ABSTRACT

This paper investigates constraints on dissociation and plasticity in a connectionist model undergoing random “lesions” both prior to and during training. When networks were trained only on phonological encodings of stem-suffixed pairs similar to English regular verbs (e.g., walk → walked), long-term deficits (i.e., “critical period” effects) were not observed, yet there were substantive short-term effects of injury. When training vocabulary reflected the English-like competition between regular (suffixed) and irregular verbs (e.g., go → went, hit → hit), the acquisition of regular verbs became increasingly susceptible to injury, while the irregulars were learned quickly and were relatively impervious to damage. Patterns of generalization to novel forms conflicts with the assumption that this behavioral dissociation is indicative of selective impairment of the learning and generalization of the past tense rule, while the associative lexical-based mechanism is left intact. Instead, we propose a view of network performance in which the regular–irregular dissociation derives from a general reduction in the ability to find a single-mechanism solution when resolving the competition between two classes of mappings.
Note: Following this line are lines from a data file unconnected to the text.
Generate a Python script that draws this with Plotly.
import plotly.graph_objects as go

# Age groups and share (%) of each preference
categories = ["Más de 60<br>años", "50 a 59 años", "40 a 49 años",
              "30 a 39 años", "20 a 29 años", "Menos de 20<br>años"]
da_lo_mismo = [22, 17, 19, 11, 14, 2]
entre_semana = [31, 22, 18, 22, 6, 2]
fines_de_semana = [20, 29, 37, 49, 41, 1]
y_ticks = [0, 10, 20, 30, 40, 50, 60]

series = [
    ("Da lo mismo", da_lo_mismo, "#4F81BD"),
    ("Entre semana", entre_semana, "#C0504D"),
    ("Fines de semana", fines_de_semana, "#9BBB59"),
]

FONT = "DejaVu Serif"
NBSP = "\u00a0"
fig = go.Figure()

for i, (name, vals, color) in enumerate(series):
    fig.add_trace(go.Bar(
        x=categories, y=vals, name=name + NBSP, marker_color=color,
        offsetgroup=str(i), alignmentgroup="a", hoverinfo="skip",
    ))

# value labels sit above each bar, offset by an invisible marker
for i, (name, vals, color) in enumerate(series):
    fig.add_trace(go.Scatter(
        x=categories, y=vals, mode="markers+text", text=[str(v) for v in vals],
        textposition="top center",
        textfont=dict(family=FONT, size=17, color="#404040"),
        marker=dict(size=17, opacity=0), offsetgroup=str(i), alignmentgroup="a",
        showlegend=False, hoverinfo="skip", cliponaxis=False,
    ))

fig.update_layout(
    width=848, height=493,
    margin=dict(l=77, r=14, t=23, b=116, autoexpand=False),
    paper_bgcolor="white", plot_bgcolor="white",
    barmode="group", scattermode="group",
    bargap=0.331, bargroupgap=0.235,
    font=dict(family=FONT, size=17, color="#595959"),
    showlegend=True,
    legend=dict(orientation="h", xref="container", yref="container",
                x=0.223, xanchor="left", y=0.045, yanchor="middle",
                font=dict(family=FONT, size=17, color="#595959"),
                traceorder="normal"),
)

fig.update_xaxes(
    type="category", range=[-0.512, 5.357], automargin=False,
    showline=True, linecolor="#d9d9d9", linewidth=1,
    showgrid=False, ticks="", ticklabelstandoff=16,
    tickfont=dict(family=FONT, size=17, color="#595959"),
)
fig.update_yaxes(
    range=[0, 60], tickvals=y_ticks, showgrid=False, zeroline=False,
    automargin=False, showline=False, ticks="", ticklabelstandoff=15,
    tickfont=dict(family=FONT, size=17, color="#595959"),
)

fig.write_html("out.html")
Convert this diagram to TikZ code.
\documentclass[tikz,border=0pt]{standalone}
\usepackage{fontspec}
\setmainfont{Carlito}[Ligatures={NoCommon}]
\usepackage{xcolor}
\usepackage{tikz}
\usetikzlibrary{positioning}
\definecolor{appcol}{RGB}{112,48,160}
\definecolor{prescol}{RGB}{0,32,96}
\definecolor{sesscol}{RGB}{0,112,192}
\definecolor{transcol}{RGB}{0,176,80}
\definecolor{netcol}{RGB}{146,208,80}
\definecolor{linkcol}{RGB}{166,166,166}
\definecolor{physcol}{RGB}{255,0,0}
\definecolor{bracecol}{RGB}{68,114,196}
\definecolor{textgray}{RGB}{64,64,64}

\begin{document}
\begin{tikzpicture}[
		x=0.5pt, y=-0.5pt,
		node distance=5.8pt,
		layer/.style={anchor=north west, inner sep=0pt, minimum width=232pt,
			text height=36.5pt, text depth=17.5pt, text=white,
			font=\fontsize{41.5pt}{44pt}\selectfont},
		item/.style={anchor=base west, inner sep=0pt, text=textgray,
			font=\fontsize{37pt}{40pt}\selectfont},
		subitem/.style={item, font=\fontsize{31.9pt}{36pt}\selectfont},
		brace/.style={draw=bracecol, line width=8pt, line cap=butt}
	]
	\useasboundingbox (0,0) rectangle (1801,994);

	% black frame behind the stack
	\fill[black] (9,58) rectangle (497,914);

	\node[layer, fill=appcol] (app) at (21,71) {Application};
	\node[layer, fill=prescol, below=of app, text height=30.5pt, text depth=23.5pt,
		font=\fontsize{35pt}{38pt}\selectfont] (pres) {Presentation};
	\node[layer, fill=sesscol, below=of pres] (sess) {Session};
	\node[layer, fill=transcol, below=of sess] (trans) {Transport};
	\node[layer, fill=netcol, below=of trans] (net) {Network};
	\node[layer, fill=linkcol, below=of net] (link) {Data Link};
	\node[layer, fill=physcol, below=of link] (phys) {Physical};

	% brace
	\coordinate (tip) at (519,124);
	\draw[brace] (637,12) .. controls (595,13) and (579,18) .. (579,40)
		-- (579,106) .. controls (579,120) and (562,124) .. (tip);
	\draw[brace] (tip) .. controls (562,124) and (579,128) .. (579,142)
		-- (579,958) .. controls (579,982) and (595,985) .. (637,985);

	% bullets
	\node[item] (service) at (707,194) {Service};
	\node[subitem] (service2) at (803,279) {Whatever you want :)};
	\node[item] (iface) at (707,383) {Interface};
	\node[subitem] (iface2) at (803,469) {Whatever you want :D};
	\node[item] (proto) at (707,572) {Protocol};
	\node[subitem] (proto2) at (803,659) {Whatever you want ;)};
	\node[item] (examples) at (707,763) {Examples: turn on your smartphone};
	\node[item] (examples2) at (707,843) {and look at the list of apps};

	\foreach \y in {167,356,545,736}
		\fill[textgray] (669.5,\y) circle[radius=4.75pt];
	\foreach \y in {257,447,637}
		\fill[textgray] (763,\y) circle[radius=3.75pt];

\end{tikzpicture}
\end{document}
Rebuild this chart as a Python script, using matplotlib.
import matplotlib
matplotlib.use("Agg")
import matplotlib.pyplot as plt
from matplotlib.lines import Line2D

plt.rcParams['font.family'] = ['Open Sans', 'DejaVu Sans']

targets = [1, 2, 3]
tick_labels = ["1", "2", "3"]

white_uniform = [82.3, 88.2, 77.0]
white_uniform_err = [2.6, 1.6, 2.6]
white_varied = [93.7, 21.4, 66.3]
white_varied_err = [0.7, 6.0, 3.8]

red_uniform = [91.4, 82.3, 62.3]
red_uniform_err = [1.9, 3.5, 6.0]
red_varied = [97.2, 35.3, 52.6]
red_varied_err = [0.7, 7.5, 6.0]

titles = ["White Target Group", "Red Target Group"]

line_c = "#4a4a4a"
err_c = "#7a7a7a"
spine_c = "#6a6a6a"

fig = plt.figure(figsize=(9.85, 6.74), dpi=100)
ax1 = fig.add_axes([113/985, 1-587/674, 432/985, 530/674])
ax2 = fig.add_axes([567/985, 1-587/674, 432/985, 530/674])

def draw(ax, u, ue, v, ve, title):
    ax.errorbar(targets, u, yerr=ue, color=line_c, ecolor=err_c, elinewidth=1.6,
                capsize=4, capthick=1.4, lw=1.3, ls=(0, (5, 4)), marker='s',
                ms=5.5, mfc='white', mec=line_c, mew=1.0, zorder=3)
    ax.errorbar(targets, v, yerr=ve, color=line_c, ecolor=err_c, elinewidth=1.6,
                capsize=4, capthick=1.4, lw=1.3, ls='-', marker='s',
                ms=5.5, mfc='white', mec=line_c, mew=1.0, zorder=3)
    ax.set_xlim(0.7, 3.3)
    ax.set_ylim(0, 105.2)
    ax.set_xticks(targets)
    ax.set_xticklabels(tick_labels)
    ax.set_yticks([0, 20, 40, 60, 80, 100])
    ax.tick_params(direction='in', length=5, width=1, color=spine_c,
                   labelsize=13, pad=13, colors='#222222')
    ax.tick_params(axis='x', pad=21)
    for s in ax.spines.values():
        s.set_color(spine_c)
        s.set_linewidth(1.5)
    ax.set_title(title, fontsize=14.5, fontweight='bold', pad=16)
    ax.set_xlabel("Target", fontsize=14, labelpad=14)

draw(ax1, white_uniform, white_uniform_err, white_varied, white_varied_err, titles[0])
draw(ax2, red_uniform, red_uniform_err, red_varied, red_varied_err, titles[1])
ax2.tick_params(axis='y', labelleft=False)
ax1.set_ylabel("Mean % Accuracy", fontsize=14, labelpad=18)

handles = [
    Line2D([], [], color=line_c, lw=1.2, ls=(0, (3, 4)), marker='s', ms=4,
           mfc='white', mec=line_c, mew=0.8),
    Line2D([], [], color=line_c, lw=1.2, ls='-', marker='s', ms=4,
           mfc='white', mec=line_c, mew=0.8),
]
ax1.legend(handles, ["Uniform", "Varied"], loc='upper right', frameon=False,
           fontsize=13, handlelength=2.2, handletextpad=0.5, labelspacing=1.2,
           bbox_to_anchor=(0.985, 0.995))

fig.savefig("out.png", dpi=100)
In light of other models in which “regular” and “irregular” forms compete (e.g., Patterson, Seidenberg, & McClelland, 1989), as well as patterns of performance in normal and disordered English speakers (e.g., Pinker, 1991), two general implications are discussed: (1) critical period effects need not derive from endogenously determined maturational change, but instead may in part result from learning history in relation to characteristics of the language to be learned (i.e., entrenchment), and (2) selective dissociations can result from general damage in systems that are not modularized in terms of rule-based vs. associative mechanisms.